A second property of the QT interval is that its duration is lead dependent, that is, the duration of the QT interval varies from lead to lead. In normal persons, the QT interval varies between leads by up to 50 milliseconds and is longest in the midprecordial leads V2 and V3 . This range of intervals, referred to as QT interval dispersion, may be related to electrical instability and the risk of ventricular arrhythmogenesis.


Normal Variants

These descriptions of the waveforms of the normal ECG represent patterns most often observed in normal adults. It is important to understand the limitations of assigning and interpreting normal ranges to ECG measurement. Values for many of the intervals and amplitudes to be described vary widely within the population as a function of age, race, gender, and body habitus and within individuals as a function of autonomic tone and activity level. Thus, what is normal in one condition may be abnormal in another. Tables of values for these and other measures for different population subgroups have been published. Some variations have been described above, including, for example, variations in rate, QRS axis, and QT intervals.

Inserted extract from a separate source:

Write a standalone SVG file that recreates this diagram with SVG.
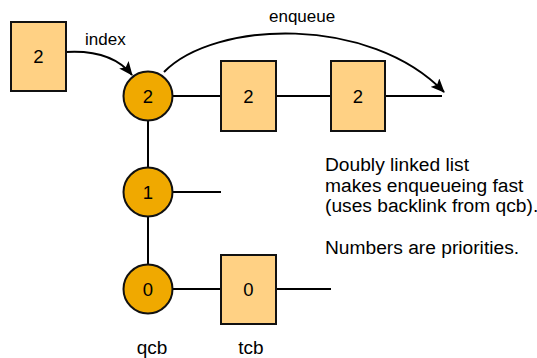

Other common variations occur in patterns of the ST segment and T wave. These variations are important to recognize because they may be mistaken for significant abnormalities. First, ST-T patterns are affected by maneuvers that change autonomic tone. For example, changing body position, hyperventilating, drinking cold water, and performing the Valsalva maneuver can produce modest ST segment depression and T wave inversion in as many as one-third of subjects.
T waves can be inverted in the right precordial leads . In adults, this inversion reflects the uncommon, but not necessarily abnormal persistence of patterns commonly seen in infants and children. T waves can be inverted in all precordial leads at birth and usually become more limited to the right side of the chest as time passes; by the age of 10 years, T wave inversion is generally limited to leads V1 and V2 . A persistent juvenile pattern is more common in women than in men and among the black population than among other racial or ethnic groups.

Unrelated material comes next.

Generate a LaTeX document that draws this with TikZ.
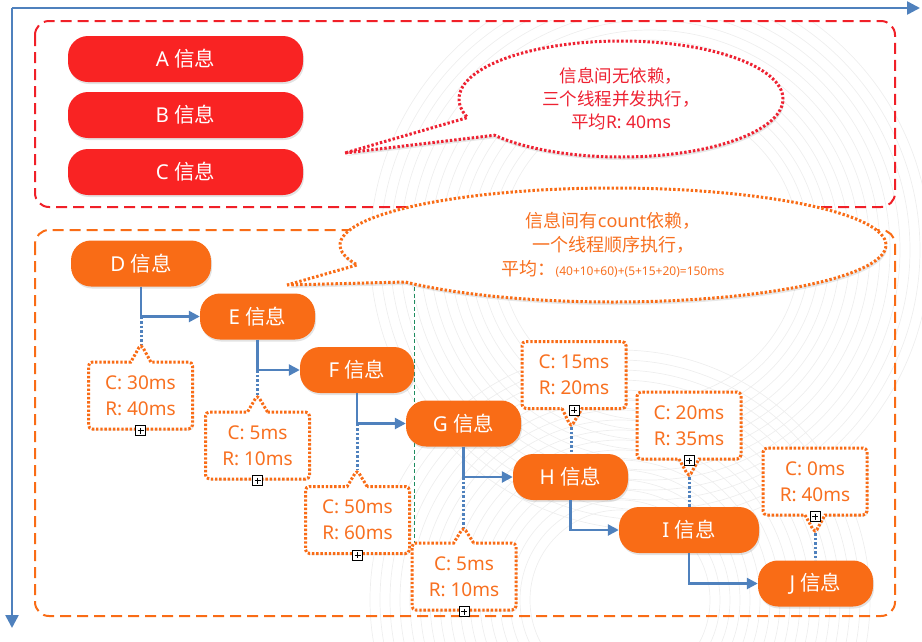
\documentclass[tikz,border=0pt]{standalone}
\usepackage{fontspec}
\setmainfont{Noto Sans}
\newfontfamily\cjk{Noto Sans CJK SC}
\usetikzlibrary{arrows.meta,shapes.callouts,shadows}

\definecolor{axblue}{RGB}{79,129,189}
\definecolor{pillred}{RGB}{249,35,35}
\definecolor{rectred}{RGB}{240,32,40}
\definecolor{pillorg}{RGB}{249,108,22}
\definecolor{txtorg}{RGB}{248,112,32}
\definecolor{txtred}{RGB}{238,34,50}
\definecolor{guidegreen}{RGB}{30,140,95}
\definecolor{swirl}{RGB}{238,238,238}

\begin{document}
\begin{tikzpicture}[x=1pt,y=-1pt,
  pill/.style={rectangle, rounded corners=20pt, text=white,
    font=\fontsize{20.5}{24}\selectfont, minimum height=46pt, inner sep=0pt,
    drop shadow={shadow xshift=1pt, shadow yshift=-2pt, opacity=0.22}},
  redpill/.style={pill, fill=pillred, minimum width=235pt},
  orgpill/.style={pill, fill=pillorg},
  axis/.style={draw=axblue, line width=2.5pt, -{Triangle[length=13pt,width=13pt]}},
  flow/.style={draw=axblue, line width=2.5pt, -{Triangle[length=11pt,width=11pt]}},
  lead/.style={draw=axblue, line width=3pt, dash pattern=on 2.5pt off 2pt},
  frame/.style={line width=2pt, rounded corners=14pt, dash pattern=on 11pt off 6pt},
  cbox/.style={rectangle callout, draw=pillorg, fill=white, line width=3pt,
    dash pattern=on 2.4pt off 1.8pt, rounded corners=4pt,
    minimum width=104pt, minimum height=67pt, callout pointer width=20pt,
    text=txtorg, font=\fontsize{19}{26}\selectfont, align=center, inner sep=0pt,
    drop shadow={shadow xshift=1pt, shadow yshift=-1.5pt, opacity=0.15}},
  ecall/.style={ellipse callout, fill=white, line width=3pt,
    dash pattern=on 2.4pt off 2pt, align=center, inner sep=0pt, callout pointer arc=20,
    drop shadow={shadow xshift=1pt, shadow yshift=-3pt, opacity=0.18}},
  plusicon/.style={draw=black, fill=white, line width=0.8pt, minimum size=10pt,
    inner sep=0pt, path picture={
      \draw[line width=0.8pt] ([yshift=-2pt]path picture bounding box.north) -- ([yshift=2pt]path picture bounding box.south);
      \draw[line width=0.8pt] ([xshift=2pt]path picture bounding box.west) -- ([xshift=-2pt]path picture bounding box.east);}},
  guide/.style={draw=guidegreen, line width=0.9pt, dash pattern=on 4pt off 2.5pt}
]
\useasboundingbox (0,0) rectangle (922,641);

% faint background swirl
\begin{scope}
  \clip (300,20) rectangle (922,641);
  \foreach \r in {150,160,...,280} \draw[swirl, line width=0.7pt] (650,250) circle (\r);
  \foreach \r in {90,100,...,250} \draw[swirl, line width=0.7pt] (620,600) circle (\r);
\end{scope}

% axes
\coordinate (orig) at (12,8);
\coordinate (xend) at (920,8);
\coordinate (yend) at (12,628);
\draw[axis] (orig) -- (xend);
\draw[axis] (orig) -- (yend);

% group frames
\draw[frame, draw=rectred] (35,21) rectangle (895,207);
\draw[frame, draw=pillorg] (35,230) rectangle (895,616);

% independent messages
\node[redpill] (A) at (185.5,59) {A {\cjk 信息}};
\node[redpill] (B) at (185.5,115) {B {\cjk 信息}};
\node[redpill] (C) at (185.5,172) {C {\cjk 信息}};

% guide line
\coordinate (g1) at (414,287);
\coordinate (g2) at (414,543);
\draw[guide] (g1) -- (g2);

% sequential messages
\node[orgpill, minimum width=140pt] (D) at (141,263.5) {D {\cjk 信息}};
\node[orgpill, minimum width=115pt] (E) at (257.5,316.5) {E {\cjk 信息}};
\node[orgpill, minimum width=114pt] (F) at (357,370) {F {\cjk 信息}};
\node[orgpill, minimum width=115pt] (G) at (463.5,423.5) {G {\cjk 信息}};
\node[orgpill, minimum width=115pt] (H) at (570.5,477) {H {\cjk 信息}};
\node[orgpill, minimum width=140pt] (I) at (689,530) {I {\cjk 信息}};
\node[orgpill, minimum width=115pt] (J) at (815.5,583.5) {J {\cjk 信息}};

% corners
\coordinate (kD) at (D.south |- E.west);
\coordinate (kE) at (E.south |- F.west);
\coordinate (kF) at (F.south |- G.west);
\coordinate (kG) at (G.south |- H.west);

% leads (dotted)
\draw[lead] (kD) -- (141,344);
\draw[lead] (kE) -- (257.5,395);
\draw[lead] (kF) -- (357,470);
\draw[lead] (kG) -- (463.5,527);
\draw[lead] (571,427) -- (571,454);
\draw[lead] (689,477) -- (689,507);
\draw[lead] (815,533) -- (815,560);

% flow arrows
\draw[flow] (D.south) |- (E.west);
\draw[flow] (E.south) |- (F.west);
\draw[flow] (F.south) |- (G.west);
\draw[flow] (G.south) |- (H.west);
\draw[flow] (H.south) |- (I.west);
\draw[flow] (I.south) |- (J.west);

% timing callouts
\node[cbox, callout absolute pointer={(141,344)}] (Dc) at (140.5,395.5) {C: 30ms\\R: 40ms};
\node[cbox, callout absolute pointer={(257.5,395)}] (Ec) at (257.5,445.5) {C: 5ms\\R: 10ms};
\node[cbox, callout absolute pointer={(357,470)}] (Fc) at (357.5,520) {C: 50ms\\R: 60ms};
\node[cbox, callout absolute pointer={(463.5,527)}] (Gc) at (464,576.5) {C: 5ms\\R: 10ms};
\node[cbox, callout absolute pointer={(571,427)}] (Hc) at (574,375) {C: 15ms\\R: 20ms};
\node[cbox, callout absolute pointer={(689,477)}] (Ic) at (689,425.5) {C: 20ms\\R: 35ms};
\node[cbox, callout absolute pointer={(815,533)}] (Jc) at (815,481.5) {C: 0ms\\R: 40ms};

\foreach \n in {Dc,Ec,Fc,Gc,Hc,Ic,Jc}
  \node[plusicon] (\n-p) at (\n.south) {};

% speech bubbles
\node[ecall, draw=txtred, text=txtred, minimum width=324pt, minimum height=116pt,
  font=\fontsize{17.5}{23}\selectfont, callout absolute pointer={(345,153)}] (n1) at (621,99)
  {{\cjk 信息间无依赖，}\\{\cjk 三个线程并发执行，}\\{\cjk 平均}R: 40ms};
\node[ecall, draw=pillorg, text=txtorg, minimum width=546pt, minimum height=114pt,
  font=\fontsize{18}{24}\selectfont, callout absolute pointer={(287,285)}] (n2) at (613,245)
  {{\cjk 信息间有}count{\cjk 依赖，}\\{\cjk 一个线程顺序执行，}\\{\cjk 平均：}{\fontsize{12}{14}\selectfont (40+10+60)+(5+15+20)=150ms}};
\end{tikzpicture}
\end{document}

Second, the ST segment can be significantly elevated, especially in the midprecordial leads. The elevation begins from an elevated J point, is usually concave in form, is commonly associated with notching of the downstroke of the QRS complex, and can reach 500 muV in amplitude. This pattern is more common at slow than at rapid heart rates and in men than in women and is most often seen among black men. Although this physiological ST segment elevation pattern is commonly referred to as early repolarization, clinical studies have failed to demonstrate an earlier than normal onset of ventricular recovery.